#### TASK STATEMENT:
From the first line of the data down to and including the line with "FLOW_Y_TICKS = [0, 20, 40, 60, 80, 100, 120]", copy everything exactly, leaving out pictures.

#### RECORDED DATA:
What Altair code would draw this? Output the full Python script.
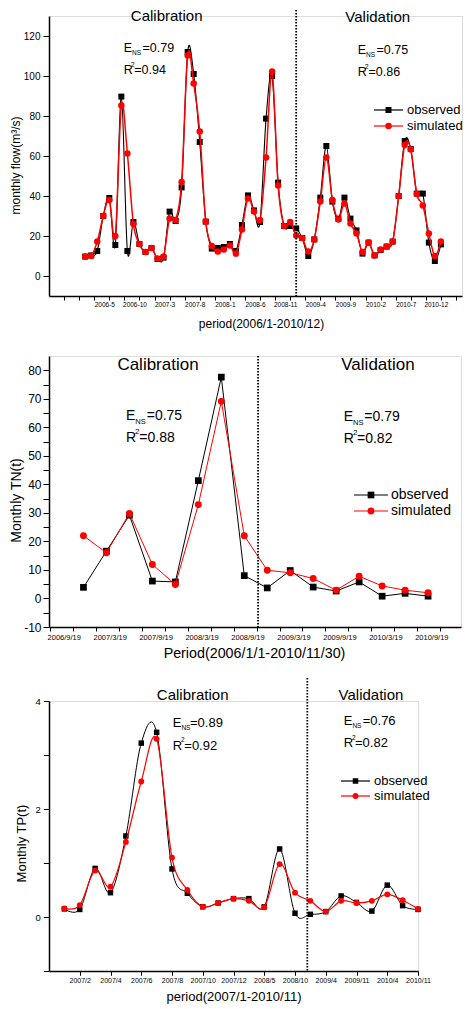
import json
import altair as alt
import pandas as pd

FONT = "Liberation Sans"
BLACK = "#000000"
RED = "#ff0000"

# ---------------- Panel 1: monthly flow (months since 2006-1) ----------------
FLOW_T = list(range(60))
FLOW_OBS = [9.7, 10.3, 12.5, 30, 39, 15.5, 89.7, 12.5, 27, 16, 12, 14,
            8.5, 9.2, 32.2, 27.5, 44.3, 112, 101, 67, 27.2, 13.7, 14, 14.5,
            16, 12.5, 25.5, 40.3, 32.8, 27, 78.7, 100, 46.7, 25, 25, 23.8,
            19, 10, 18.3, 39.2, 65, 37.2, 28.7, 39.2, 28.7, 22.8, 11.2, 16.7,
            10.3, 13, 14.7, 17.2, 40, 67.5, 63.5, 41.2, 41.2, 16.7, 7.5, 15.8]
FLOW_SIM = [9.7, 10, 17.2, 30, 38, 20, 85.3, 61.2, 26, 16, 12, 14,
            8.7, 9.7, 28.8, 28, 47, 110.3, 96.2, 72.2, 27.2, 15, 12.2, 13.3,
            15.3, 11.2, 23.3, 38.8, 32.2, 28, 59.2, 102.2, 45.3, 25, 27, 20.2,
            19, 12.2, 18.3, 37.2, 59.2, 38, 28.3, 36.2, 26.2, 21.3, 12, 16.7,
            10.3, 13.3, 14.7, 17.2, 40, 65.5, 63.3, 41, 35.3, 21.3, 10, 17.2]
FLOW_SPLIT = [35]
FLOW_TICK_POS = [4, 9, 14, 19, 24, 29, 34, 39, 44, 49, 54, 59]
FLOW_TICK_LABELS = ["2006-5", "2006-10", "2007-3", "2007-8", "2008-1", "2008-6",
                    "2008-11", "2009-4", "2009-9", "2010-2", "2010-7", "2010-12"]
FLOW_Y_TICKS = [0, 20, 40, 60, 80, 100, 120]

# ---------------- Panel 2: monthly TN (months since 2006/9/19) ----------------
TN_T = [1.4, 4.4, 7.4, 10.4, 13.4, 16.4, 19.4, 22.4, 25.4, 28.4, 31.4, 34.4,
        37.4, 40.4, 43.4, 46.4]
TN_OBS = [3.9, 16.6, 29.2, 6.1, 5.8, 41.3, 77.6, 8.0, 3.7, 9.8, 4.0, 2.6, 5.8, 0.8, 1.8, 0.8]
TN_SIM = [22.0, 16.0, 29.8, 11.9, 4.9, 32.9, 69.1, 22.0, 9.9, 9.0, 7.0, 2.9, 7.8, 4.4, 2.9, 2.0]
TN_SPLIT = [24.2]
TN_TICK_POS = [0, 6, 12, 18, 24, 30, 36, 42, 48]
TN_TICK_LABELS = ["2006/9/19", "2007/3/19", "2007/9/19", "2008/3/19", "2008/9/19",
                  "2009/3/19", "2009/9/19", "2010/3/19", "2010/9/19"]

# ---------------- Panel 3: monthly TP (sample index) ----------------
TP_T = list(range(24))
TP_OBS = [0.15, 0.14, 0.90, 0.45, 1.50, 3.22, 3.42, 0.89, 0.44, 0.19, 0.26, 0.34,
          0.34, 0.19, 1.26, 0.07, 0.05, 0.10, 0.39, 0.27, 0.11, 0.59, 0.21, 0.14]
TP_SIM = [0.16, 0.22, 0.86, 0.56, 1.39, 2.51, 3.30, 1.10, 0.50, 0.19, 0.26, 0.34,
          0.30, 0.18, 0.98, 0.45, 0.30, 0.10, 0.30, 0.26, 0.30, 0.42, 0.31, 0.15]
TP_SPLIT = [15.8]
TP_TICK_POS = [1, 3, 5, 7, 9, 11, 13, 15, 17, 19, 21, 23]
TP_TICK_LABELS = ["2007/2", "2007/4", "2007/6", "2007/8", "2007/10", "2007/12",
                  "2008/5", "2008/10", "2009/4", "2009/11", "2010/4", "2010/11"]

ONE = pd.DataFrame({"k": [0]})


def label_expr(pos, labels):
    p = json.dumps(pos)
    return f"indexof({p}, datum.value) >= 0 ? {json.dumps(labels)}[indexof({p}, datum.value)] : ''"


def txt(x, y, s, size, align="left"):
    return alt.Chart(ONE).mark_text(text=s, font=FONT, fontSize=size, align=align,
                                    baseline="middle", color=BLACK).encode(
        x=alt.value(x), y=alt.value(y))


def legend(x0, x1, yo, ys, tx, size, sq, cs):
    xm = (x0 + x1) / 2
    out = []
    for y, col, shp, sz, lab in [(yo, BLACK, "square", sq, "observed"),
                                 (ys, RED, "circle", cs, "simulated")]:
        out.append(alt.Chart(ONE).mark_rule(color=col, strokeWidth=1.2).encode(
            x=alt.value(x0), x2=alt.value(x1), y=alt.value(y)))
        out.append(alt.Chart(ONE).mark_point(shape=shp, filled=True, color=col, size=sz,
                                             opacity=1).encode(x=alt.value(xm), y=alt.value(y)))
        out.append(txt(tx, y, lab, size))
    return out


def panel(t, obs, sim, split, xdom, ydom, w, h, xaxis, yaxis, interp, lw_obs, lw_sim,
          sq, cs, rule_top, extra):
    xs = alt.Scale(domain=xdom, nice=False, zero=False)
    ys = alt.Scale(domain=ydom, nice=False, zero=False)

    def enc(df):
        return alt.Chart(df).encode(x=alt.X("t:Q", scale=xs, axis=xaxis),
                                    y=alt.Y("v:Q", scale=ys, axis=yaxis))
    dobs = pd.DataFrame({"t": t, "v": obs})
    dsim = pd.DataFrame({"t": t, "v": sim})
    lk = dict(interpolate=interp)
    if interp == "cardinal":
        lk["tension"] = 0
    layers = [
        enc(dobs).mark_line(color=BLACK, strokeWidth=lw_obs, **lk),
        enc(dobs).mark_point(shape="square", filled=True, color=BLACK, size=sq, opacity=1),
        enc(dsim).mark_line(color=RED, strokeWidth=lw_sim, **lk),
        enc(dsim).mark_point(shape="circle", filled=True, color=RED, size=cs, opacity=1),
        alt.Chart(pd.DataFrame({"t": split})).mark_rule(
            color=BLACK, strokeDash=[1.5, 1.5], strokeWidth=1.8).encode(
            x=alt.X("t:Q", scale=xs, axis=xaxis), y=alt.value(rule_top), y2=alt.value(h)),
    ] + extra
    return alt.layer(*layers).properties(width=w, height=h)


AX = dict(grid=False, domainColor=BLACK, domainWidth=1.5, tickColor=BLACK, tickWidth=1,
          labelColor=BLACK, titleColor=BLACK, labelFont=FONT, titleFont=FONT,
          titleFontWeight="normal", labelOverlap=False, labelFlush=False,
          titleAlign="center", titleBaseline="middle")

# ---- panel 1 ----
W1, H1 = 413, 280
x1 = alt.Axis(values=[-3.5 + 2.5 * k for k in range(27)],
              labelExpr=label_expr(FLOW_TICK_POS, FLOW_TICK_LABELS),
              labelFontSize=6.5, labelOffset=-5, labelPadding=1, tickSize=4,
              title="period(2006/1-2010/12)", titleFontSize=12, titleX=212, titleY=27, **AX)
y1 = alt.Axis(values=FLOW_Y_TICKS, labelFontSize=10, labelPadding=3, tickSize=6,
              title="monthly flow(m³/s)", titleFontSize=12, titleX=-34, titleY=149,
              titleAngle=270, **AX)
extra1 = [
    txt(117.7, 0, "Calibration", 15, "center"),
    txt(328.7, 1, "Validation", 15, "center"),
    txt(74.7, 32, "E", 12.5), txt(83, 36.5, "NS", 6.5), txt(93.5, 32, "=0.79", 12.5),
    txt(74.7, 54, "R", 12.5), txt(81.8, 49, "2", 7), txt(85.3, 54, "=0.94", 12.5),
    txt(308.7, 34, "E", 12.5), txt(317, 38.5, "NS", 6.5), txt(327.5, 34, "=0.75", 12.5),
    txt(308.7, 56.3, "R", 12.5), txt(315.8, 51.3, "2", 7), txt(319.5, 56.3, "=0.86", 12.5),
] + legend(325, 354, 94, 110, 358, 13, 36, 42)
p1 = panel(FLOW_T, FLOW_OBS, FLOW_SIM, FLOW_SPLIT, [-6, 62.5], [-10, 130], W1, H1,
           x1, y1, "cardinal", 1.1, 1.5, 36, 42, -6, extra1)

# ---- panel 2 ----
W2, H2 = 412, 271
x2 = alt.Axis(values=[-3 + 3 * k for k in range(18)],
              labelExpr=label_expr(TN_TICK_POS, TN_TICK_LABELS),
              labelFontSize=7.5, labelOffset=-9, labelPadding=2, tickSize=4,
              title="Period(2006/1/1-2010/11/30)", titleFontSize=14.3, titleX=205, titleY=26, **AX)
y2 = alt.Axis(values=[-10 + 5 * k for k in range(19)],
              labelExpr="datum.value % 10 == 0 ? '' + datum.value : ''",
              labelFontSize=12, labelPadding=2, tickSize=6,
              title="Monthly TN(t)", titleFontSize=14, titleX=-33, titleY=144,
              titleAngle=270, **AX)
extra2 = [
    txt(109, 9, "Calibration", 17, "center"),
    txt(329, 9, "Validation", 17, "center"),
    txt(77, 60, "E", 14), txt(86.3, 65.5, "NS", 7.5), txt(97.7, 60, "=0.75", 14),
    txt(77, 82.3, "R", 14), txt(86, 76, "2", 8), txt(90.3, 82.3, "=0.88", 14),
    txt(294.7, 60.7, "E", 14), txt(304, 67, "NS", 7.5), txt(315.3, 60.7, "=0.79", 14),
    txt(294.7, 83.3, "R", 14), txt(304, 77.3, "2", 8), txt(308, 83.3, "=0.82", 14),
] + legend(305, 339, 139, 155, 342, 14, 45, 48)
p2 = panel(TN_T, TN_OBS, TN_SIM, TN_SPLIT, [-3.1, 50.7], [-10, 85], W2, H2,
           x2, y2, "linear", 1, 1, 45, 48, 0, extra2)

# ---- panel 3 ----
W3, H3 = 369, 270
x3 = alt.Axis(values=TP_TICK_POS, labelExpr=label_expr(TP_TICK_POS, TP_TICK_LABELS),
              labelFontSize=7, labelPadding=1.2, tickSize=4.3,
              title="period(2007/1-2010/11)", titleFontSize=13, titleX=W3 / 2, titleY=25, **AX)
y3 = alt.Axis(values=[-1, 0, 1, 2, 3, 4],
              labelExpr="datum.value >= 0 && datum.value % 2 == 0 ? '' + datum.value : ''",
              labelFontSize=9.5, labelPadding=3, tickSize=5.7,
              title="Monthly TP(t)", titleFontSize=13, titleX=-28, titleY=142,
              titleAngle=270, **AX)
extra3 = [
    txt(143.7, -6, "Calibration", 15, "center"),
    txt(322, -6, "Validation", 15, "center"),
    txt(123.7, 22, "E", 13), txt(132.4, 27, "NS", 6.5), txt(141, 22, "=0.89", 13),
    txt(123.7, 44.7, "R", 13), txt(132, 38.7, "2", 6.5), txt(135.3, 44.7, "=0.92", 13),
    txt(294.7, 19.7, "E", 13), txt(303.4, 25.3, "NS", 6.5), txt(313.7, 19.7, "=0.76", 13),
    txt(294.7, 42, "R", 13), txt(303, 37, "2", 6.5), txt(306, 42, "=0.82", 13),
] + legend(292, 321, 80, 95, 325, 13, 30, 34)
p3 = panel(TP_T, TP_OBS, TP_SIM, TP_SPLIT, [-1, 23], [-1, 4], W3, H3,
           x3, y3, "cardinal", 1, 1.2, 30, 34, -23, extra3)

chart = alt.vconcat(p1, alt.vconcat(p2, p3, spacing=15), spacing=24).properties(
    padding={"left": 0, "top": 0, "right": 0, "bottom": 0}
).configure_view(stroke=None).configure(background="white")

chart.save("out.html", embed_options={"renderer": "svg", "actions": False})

#### TASK RESULT:
What Altair code would draw this? Output the full Python script.
import json
import altair as alt
import pandas as pd

FONT = "Liberation Sans"
BLACK = "#000000"
RED = "#ff0000"

# ---------------- Panel 1: monthly flow (months since 2006-1) ----------------
FLOW_T = list(range(60))
FLOW_OBS = [9.7, 10.3, 12.5, 30, 39, 15.5, 89.7, 12.5, 27, 16, 12, 14,
            8.5, 9.2, 32.2, 27.5, 44.3, 112, 101, 67, 27.2, 13.7, 14, 14.5,
            16, 12.5, 25.5, 40.3, 32.8, 27, 78.7, 100, 46.7, 25, 25, 23.8,
            19, 10, 18.3, 39.2, 65, 37.2, 28.7, 39.2, 28.7, 22.8, 11.2, 16.7,
            10.3, 13, 14.7, 17.2, 40, 67.5, 63.5, 41.2, 41.2, 16.7, 7.5, 15.8]
FLOW_SIM = [9.7, 10, 17.2, 30, 38, 20, 85.3, 61.2, 26, 16, 12, 14,
            8.7, 9.7, 28.8, 28, 47, 110.3, 96.2, 72.2, 27.2, 15, 12.2, 13.3,
            15.3, 11.2, 23.3, 38.8, 32.2, 28, 59.2, 102.2, 45.3, 25, 27, 20.2,
            19, 12.2, 18.3, 37.2, 59.2, 38, 28.3, 36.2, 26.2, 21.3, 12, 16.7,
            10.3, 13.3, 14.7, 17.2, 40, 65.5, 63.3, 41, 35.3, 21.3, 10, 17.2]
FLOW_SPLIT = [35]
FLOW_TICK_POS = [4, 9, 14, 19, 24, 29, 34, 39, 44, 49, 54, 59]
FLOW_TICK_LABELS = ["2006-5", "2006-10", "2007-3", "2007-8", "2008-1", "2008-6",
                    "2008-11", "2009-4", "2009-9", "2010-2", "2010-7", "2010-12"]
FLOW_Y_TICKS = [0, 20, 40, 60, 80, 100, 120]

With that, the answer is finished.